Ray of hope for Hamstead Marshall pub campaigners
Recommendation to refuse housing plan for White Hart Inn
RESIDENTS in Hamstead Marshall fighting to save their village pub from being turned into housing may have won a reprieve.
Campaigners are opposed to the owner’s plans to convert the White Hart in Hamstead Marshall in to four properties.
The 16th-century inn closed in September last year and agents for the White Hart Inn Company argue that the pub is no longer viable – a statement questioned by many locals.
Residents and the parish council claim that the pub could be a success under the right management.
They are exploring the possibility of either taking over the pub and running it as a community enterprise or working with the owner, Stella Coulthurst, to try and find a buyer or someone to take over the lease.
The issue of viability will be the critical factor when the application is discussed at a meeting of West Berkshire Council’s influential Western Area Planning Committee next week.
Council planners have recommended that the application be refused as the loss of the pub would cause substantial harm to the community.
Before the meeting, councillors will hear confidential viability data from the last four years as put forward by the applicant.
A council report says the data clearly indicated that the ongoing losses are significant and non-sustainable.
However, the Save the White Hart campaign group have submitted their own data, which concludes that in the right hands the pub could be profitable, echoing the views of an independent valuer appointed by the council.
The council report said: “Clearly, the loss of the community asset is regrettable, as is any community asset.
“However, the planning test is whether that harm is so substantial as to merit rejection of the application. Officers consider this harm will be substantial to the local community.
“On the one hand if the application is approved, it will mean the regrettable loss of a valued and historic community facility of 18th century origin.

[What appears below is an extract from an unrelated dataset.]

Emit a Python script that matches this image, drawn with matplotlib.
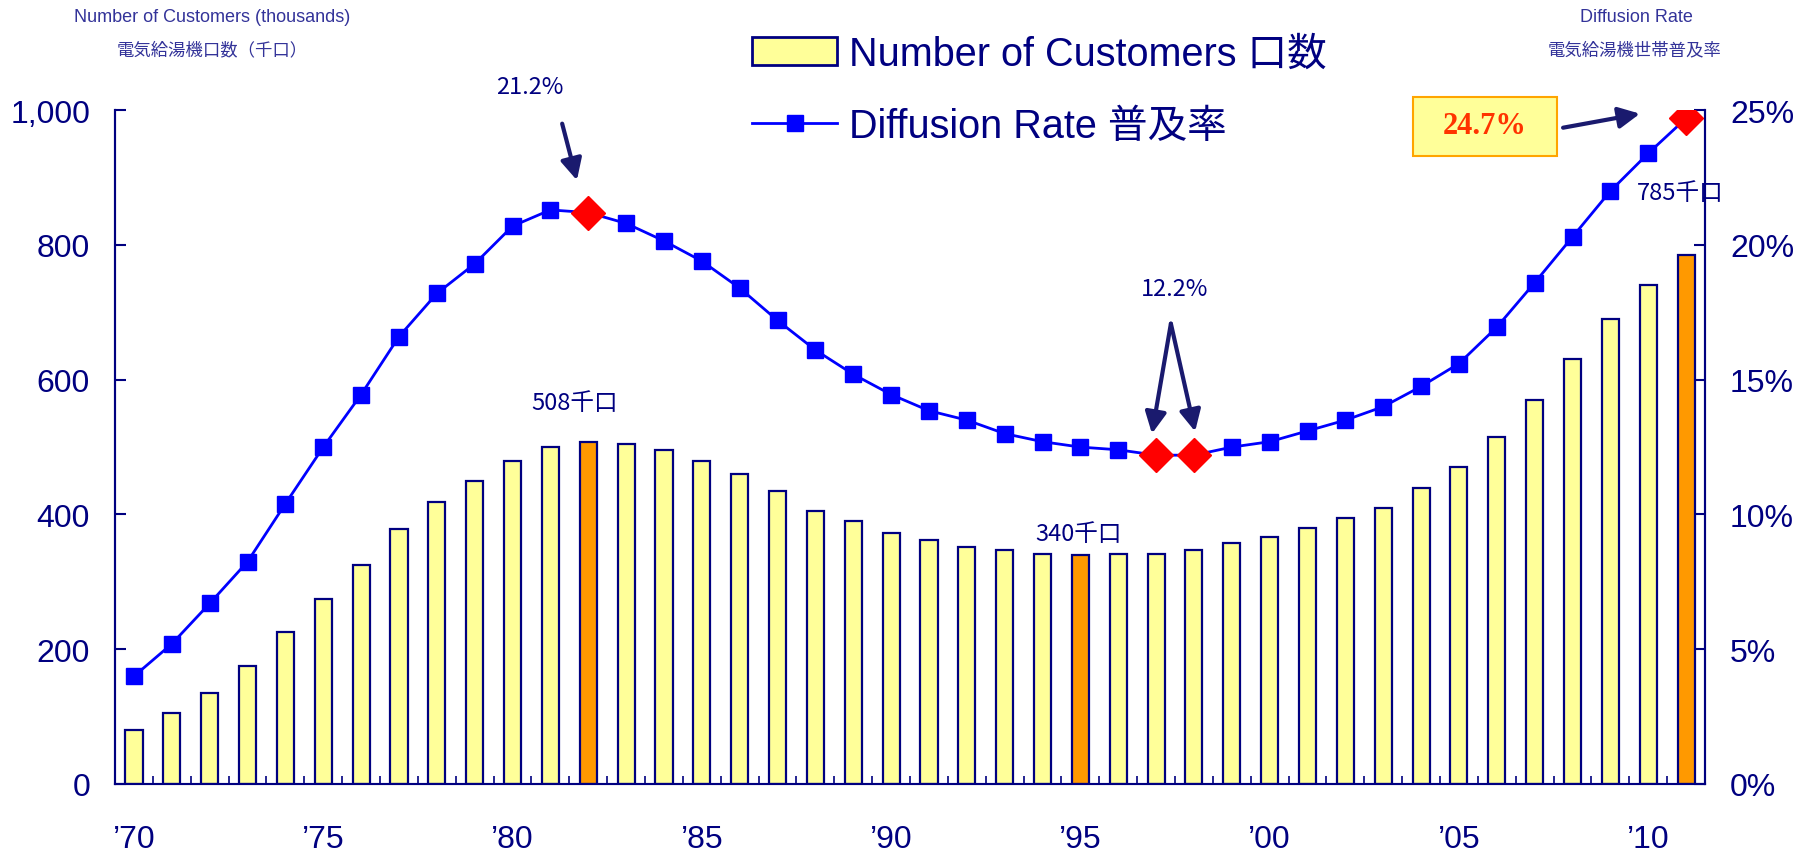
import matplotlib
matplotlib.use('Agg')
import matplotlib.pyplot as plt
from matplotlib.patches import Patch, Rectangle
from matplotlib.lines import Line2D

plt.rcParams['font.family'] = ['Liberation Sans', 'Noto Sans CJK JP', 'DejaVu Sans']

# data
years = list(range(1970, 2012))
year_labels = ["\u201970", "\u201975", "\u201980", "\u201985", "\u201990", "\u201995", "\u201900", "\u201905", "\u201910"]
customers = [80, 105, 135, 175, 225, 275, 325, 378, 418, 450,
             480, 500, 508, 505, 495, 480, 460, 435, 405, 390,
             372, 362, 352, 347, 342, 340, 342, 342, 347, 357,
             367, 380, 395, 410, 440, 470, 515, 570, 630, 690,
             740, 785]
rate = [4.0, 5.2, 6.7, 8.25, 10.4, 12.5, 14.45, 16.6, 18.2, 19.3,
        20.7, 21.3, 21.2, 20.8, 20.15, 19.4, 18.4, 17.2, 16.1, 15.2,
        14.45, 13.85, 13.5, 13.0, 12.7, 12.5, 12.4, 12.2, 12.2, 12.5,
        12.7, 13.1, 13.5, 14.0, 14.75, 15.6, 16.95, 18.6, 20.3, 22.0,
        23.4, 24.7]
hi_bars = [1982, 1995, 2011]
hi_points = [1982, 1997, 1998, 2011]

navy = '#000080'
title_col = '#333399'
yellow = '#FFFF99'
orange = '#FF9900'
cjk = ['Noto Sans CJK JP', 'DejaVu Sans']

fig = plt.figure(figsize=(17.98, 8.54), dpi=100)
ax = fig.add_axes([0.064, 0.0808, 0.8843, 0.789])
ax2 = ax.twinx()

x = list(range(len(years)))
cols = [orange if y in hi_bars else yellow for y in years]
ax.bar(x, customers, width=0.45, color=cols, edgecolor=navy, linewidth=1.6, zorder=2)

sq = [i for i, y in enumerate(years) if y not in hi_points]
dm = [i for i, y in enumerate(years) if y in hi_points]
ax2.plot(x, rate, color='#0000FF', lw=2, marker='s', markersize=12,
         markevery=sq, markerfacecolor='#0000FF', markeredgecolor='#0000FF', zorder=3)
ax2.plot([x[i] for i in dm], [rate[i] for i in dm], ls='none', marker='D',
         markersize=17, color='#FF0000', zorder=4)

ax.set_xlim(-0.5, len(years) - 0.5)
ax.set_ylim(0, 1000)
ax2.set_ylim(0, 25)

ax.set_yticks(range(0, 1001, 200))
ax.set_yticklabels(['0', '200', '400', '600', '800', '1,000'])
ax2.set_yticks(range(0, 26, 5))
ax2.set_yticklabels(['%d%%' % v for v in range(0, 26, 5)])
ax.set_xticks(range(0, len(years), 5))
ax.set_xticklabels(year_labels)
ax.set_xticks([i + 0.5 for i in range(len(years) - 1)], minor=True)

for a in (ax, ax2):
    for s in a.spines.values():
        s.set_color(navy)
        s.set_linewidth(1.5)
    a.spines['top'].set_visible(False)
ax.spines['bottom'].set_color('#6666AA')

ax.tick_params(axis='y', direction='in', length=8, width=1.5, color=navy, labelcolor=navy, pad=18)
ax2.tick_params(axis='y', direction='in', length=8, width=1.5, color=navy, labelcolor=navy, pad=18)
ax.tick_params(axis='x', which='major', length=0, labelcolor=navy, pad=29)
ax.tick_params(axis='x', which='minor', direction='in', length=6, width=1.2, color=navy)
for lab in ax.get_yticklabels() + ax2.get_yticklabels() + ax.get_xticklabels():
    lab.set_fontsize(23)

# axis titles
fig.text(212 / 1798, 1 - 18 / 854, 'Number of Customers (thousands)', ha='center', va='center',
         fontsize=13, color=title_col)
fig.text(212 / 1798, 1 - 50 / 854, '電気給湯機口数（千口）', ha='center', va='center',
         fontsize=12.5, color=title_col, family=cjk)
fig.text(1636 / 1798, 1 - 17 / 854, 'Diffusion Rate', ha='center', va='center',
         fontsize=13, color=title_col)
fig.text(1635 / 1798, 1 - 50 / 854, '電気給湯機世帯普及率', ha='center', va='center',
         fontsize=12.5, color=title_col, family=cjk)

# legend
handles = [Patch(facecolor=yellow, edgecolor=navy, linewidth=2),
           Line2D([], [], color='#0000FF', lw=2, marker='s', markersize=12)]
fig.legend(handles, ['Number of Customers 口数', 'Diffusion Rate 普及率'],
           loc='upper left', bbox_to_anchor=(752 / 1798, 1 - 36 / 854), frameon=False,
           prop={'family': ['Liberation Sans', 'Noto Sans CJK JP'], 'size': 28.5},
           labelcolor=navy, handlelength=2.15, handleheight=0.7, handletextpad=0.3,
           labelspacing=0.85, borderpad=0, borderaxespad=0)

# annotations
arw = dict(arrowstyle='-|>', color='#1A1A6E', lw=3, mutation_scale=32, shrinkA=0, shrinkB=0)
ax2.annotate('', xy=(11.7, 22.4), xytext=(11.31, 24.5), arrowprops=arw, annotation_clip=False)
ax2.text(10.46, 25.87, '21.2%', ha='center', va='center', fontsize=17, color=navy,
         family=cjk, clip_on=False)
ax2.annotate('', xy=(26.89, 13.0), xytext=(27.39, 17.08), arrowprops=arw)
ax2.annotate('', xy=(28.03, 13.08), xytext=(27.39, 17.08), arrowprops=arw)
ax2.text(27.5, 18.38, '12.2%', ha='center', va='center', fontsize=17, color=navy, family=cjk)

ax.text(11.65, 566, '508千口', ha='center', va='center', fontsize=17, color=navy, family=cjk)
ax.text(24.94, 372, '340千口', ha='center', va='center', fontsize=17, color=navy, family=cjk)
ax2.text(40.85, 21.95, '785千口', ha='center', va='center', fontsize=17, color=navy,
         family=cjk, zorder=5, clip_on=False)

box = Rectangle((1413 / 1798, 1 - 157 / 854), 144 / 1798, 59 / 854, transform=fig.transFigure,
                facecolor=yellow, edgecolor='#FFA500', linewidth=1.5, zorder=5)
fig.patches.append(box)
fig.text(1485 / 1798, 1 - 127 / 854, '24.7%', ha='center', va='center', fontsize=22,
         fontweight='bold', color='#FF3300', family=['Liberation Serif', 'DejaVu Serif'], zorder=6)
ax2.annotate('', xy=(39.78, 24.87), xytext=(37.75, 24.35), arrowprops=arw, annotation_clip=False)

fig.savefig('out.png', dpi=100)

“On the other hand it will mean the addition of four additional dwellings, which, while small in number, still adds to the council’s overall housing provision.”
In the 19th and early 20th centuries the pub was used as a coroner’s court, timber salesroom, auction house and meeting place for the village.
It was also the first premises in Hamstead Marshall to be connected to mains electricity in the 1950s.
The crucial meeting on the pub’s future will be held in the council’s Market Street offices, Newbury, at 6.30pm on Wednesday, April 20.